Слово «голод» военная цензура может не пропустить. Ладно, дальше! Иноземцев стучит пером по дну чернильницы и быстро пишет:

«С тех пор как мы стали на ремонт, я пытался вырваться в Питер, очень хотел тебя повидать, но не вышло. Все очень сложно, включая наши с тобой отношения. Давай разберемся в них…»

Все не так! Он комкает листок и бросает в мусорную корзину. Надо как-то иначе. Милая Люся… Любимая… Любимая? Вот так и начать! И не надо выяснять отношения — какого черта? Прямо написать: люблю, прости за глупые письма…


Надя, вернувшись с работы, услыхала плач. Доносился он из Лизиной комнаты. Надя заглянула туда — и ахнула. Лиза, полулежа на диване, рыдала, билась головой о валик. Надя бросилась к ней, стала успокаивать, кружку воды принесла. Понемногу утихла Лиза. Надя вытерла платком ее мокрое лицо с некрасиво опущенными уголками рта. Напротив, на кровати, тяжко храпел Шумихин.

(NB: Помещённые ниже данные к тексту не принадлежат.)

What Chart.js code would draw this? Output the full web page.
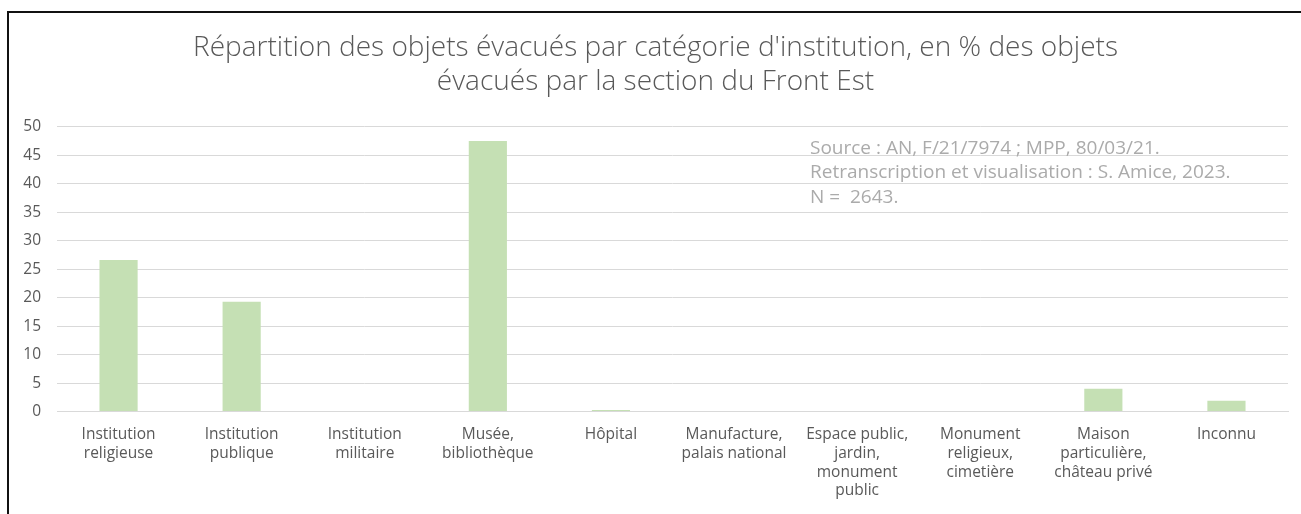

— Что случилось, теть Лиза?

А случилось вот что. Шумихин разжился на плавсредствах спиртом и накачался. Давно уже, держа Лизу постоянно при себе, не бивал ее Шумихин, не попрекал прошлым. А тут — прорвало. Не испугалась Лиза, когда он стал выкрикивать непотребства и с кулаками к ней подбираться, — скорее за него, дурака, встревожилась. Уклоняясь от пьяных кулаков, она ловко уложила Шумихина, сапоги стянула, он сразу захрапел, и до того стало противно Лизе все это, такая нахлынула жалость к своей незадавшейся жизни, что упала на диван и заплакала в голос.

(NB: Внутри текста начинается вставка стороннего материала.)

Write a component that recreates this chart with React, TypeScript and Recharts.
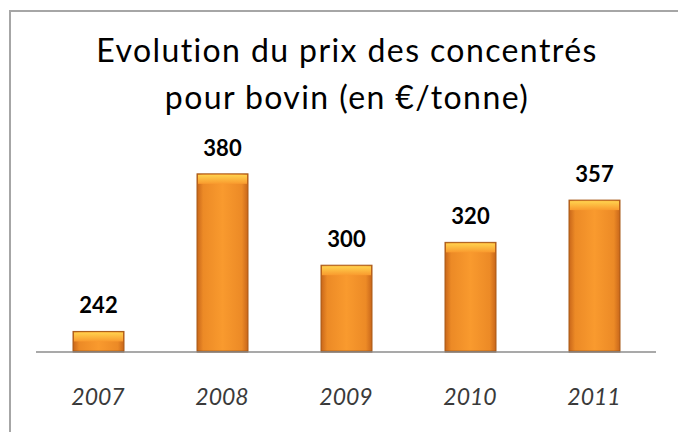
import React from 'react';
import { BarChart, Bar, XAxis, YAxis, LabelList } from 'recharts';

const years = ['2007', '2008', '2009', '2010', '2011'];
const prices = [242, 380, 300, 320, 357];

const data = years.map((year, i) => ({ year, price: prices[i] }));

const font = 'Lato, "Open Sans", sans-serif';

function BevelBar(props: any) {
  const { x, y, width, height } = props;
  if (!height || height <= 0) return null;
  const bevel = Math.min(9, height / 2);
  return (
    <g>
      <rect x={x} y={y} width={width} height={height} fill="url(#barSide)" stroke="#a85a18" strokeWidth={1} />
      <rect x={x + 1} y={y + 1} width={width - 2} height={bevel} fill="url(#barTop)" />
      <line x1={x} x2={x + width} y1={y + height - 0.5} y2={y + height - 0.5} stroke="#8a4a14" strokeWidth={1.5} />
    </g>
  );
}

export default function App() {
  return (
    <div style={{ position: 'absolute', left: 0, top: 0, width: 678, height: 432, background: '#fff', overflow: 'hidden' }}>
      <div style={{ position: 'absolute', left: 9, top: 10, width: 680, height: 440, border: '2px solid #a6a6a6', boxSizing: 'border-box' }} />
      <div style={{ position: 'absolute', left: 8, top: 26, width: 678, textAlign: 'center', fontFamily: font, fontSize: 32, letterSpacing: 1.4, lineHeight: '47px', color: '#000' }}>
        Evolution du prix des concentrés
        <br />
        pour bovin (en €/tonne)
      </div>
      <BarChart width={678} height={432} data={data} margin={{ top: 151, right: 22, bottom: 20, left: 36 }} style={{ position: 'absolute', left: 0, top: 0 }}>
        <defs>
          <linearGradient id="barSide" x1="0" y1="0" x2="1" y2="0">
            <stop offset="0%" stopColor="#c8661a" />
            <stop offset="12%" stopColor="#ec8a26" />
            <stop offset="50%" stopColor="#f99a2e" />
            <stop offset="88%" stopColor="#ec8a26" />
            <stop offset="100%" stopColor="#c8661a" />
          </linearGradient>
          <linearGradient id="barTop" x1="0" y1="0" x2="0" y2="1">
            <stop offset="0%" stopColor="#ffd24e" />
            <stop offset="100%" stopColor="#f99a2e" />
          </linearGradient>
        </defs>
        <XAxis
          dataKey="year"
          height={60}
          axisLine={{ stroke: '#8c8c8c', strokeWidth: 1.5 }}
          tickLine={false}
          tickSize={0}
          tickMargin={37}
          tick={{ fontFamily: font, fontSize: 23, fontStyle: 'italic', fill: '#3a3a3a' }}
        />
        <YAxis hide domain={[224, 400]} />
        <Bar dataKey="price" barSize={51} shape={BevelBar} isAnimationActive={false}>
          <LabelList dataKey="price" position="top" offset={18} style={{ fontFamily: font, fontSize: 22, fontWeight: 700, fill: '#000' }} />
        </Bar>
      </BarChart>
    </div>
  );
}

— Теть Лиза, да что с тобой?

Лиза со вздохом поднялась к зеркалу, стала причесывать, подкалывать рыжеватую пышную гриву. Сказала тихо и безнадежно:

— Уйду от него. Надоело… Помогала ему подняться, сколько могла… Обещали снова капитаном на буксир поставить, да, видно, не подняться ему… характеру нету… Как выпьет, так прямиком к начальству — я такой, я сякой, а вы, удавы, меня не цените… Он и вправду ведь хороший моряк, да вот в стакане сам себя утопил… Надоело мне — вот как. — Ребром ладони полоснула себя по горлу. — Потом усадила Надю рядом с собой на диван: — Ну, а ты-то как, Надюша? Мама как?

— Да ничего… Мама всю эту неделю в вечерней смене.